The Central Bank of Iran (CBI) and Iran’s Ministry of Trade have struck a deal with local businesses to allow cryptocurrencies for international trade.
According to the state-run Mehr News Agency, the proposed mechanism will link CBI to Iran’s Comprehensive Trade System and allow businesses to settle payments using cryptocurrencies.
The development comes as Iran seeks more avenues to bypass economic sanctions imposed by the US in 2012 in response to its nuclear activities and the international community’s worries at the time.
According to the Tehran Times, the decision was made last week by Alireza Peyman Pak, the deputy minister and head of Iran’s Trade Promotion Organization, an affiliate of the Ministry of Commerce. “We are finalizing a mechanism for operations of the system.
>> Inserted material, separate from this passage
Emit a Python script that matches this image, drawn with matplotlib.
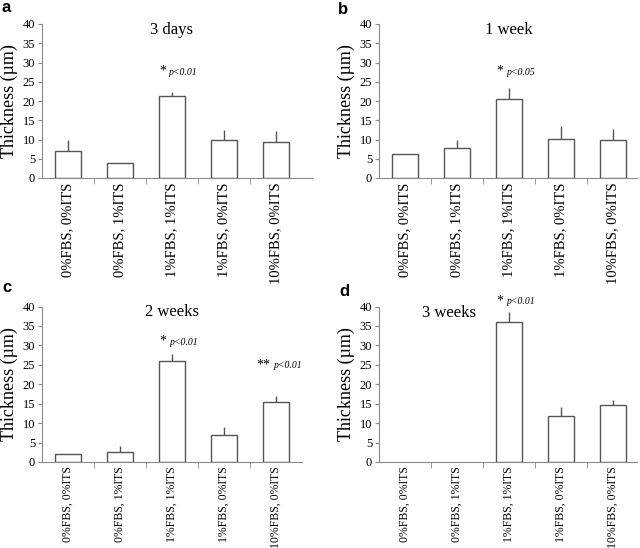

This should provide new opportunities for importers and exporters to use cryptos in their international deals,” he stated.
From an overall perspective, Iran’s stance on cryptocurrencies has shifted in recent years. Last year in May, its authorities banned the domestic sale of crypto assets sourced through foreign streams in an effort to limit capital flight, which is seen by the government as weakening the Iranian Rial.
Interestingly at the time, the ban came a month after Iran’s central bank said that regulated institutions and money changers could use locally mined cryptocurrencies to circumvent US sanctions and encourage economic activity.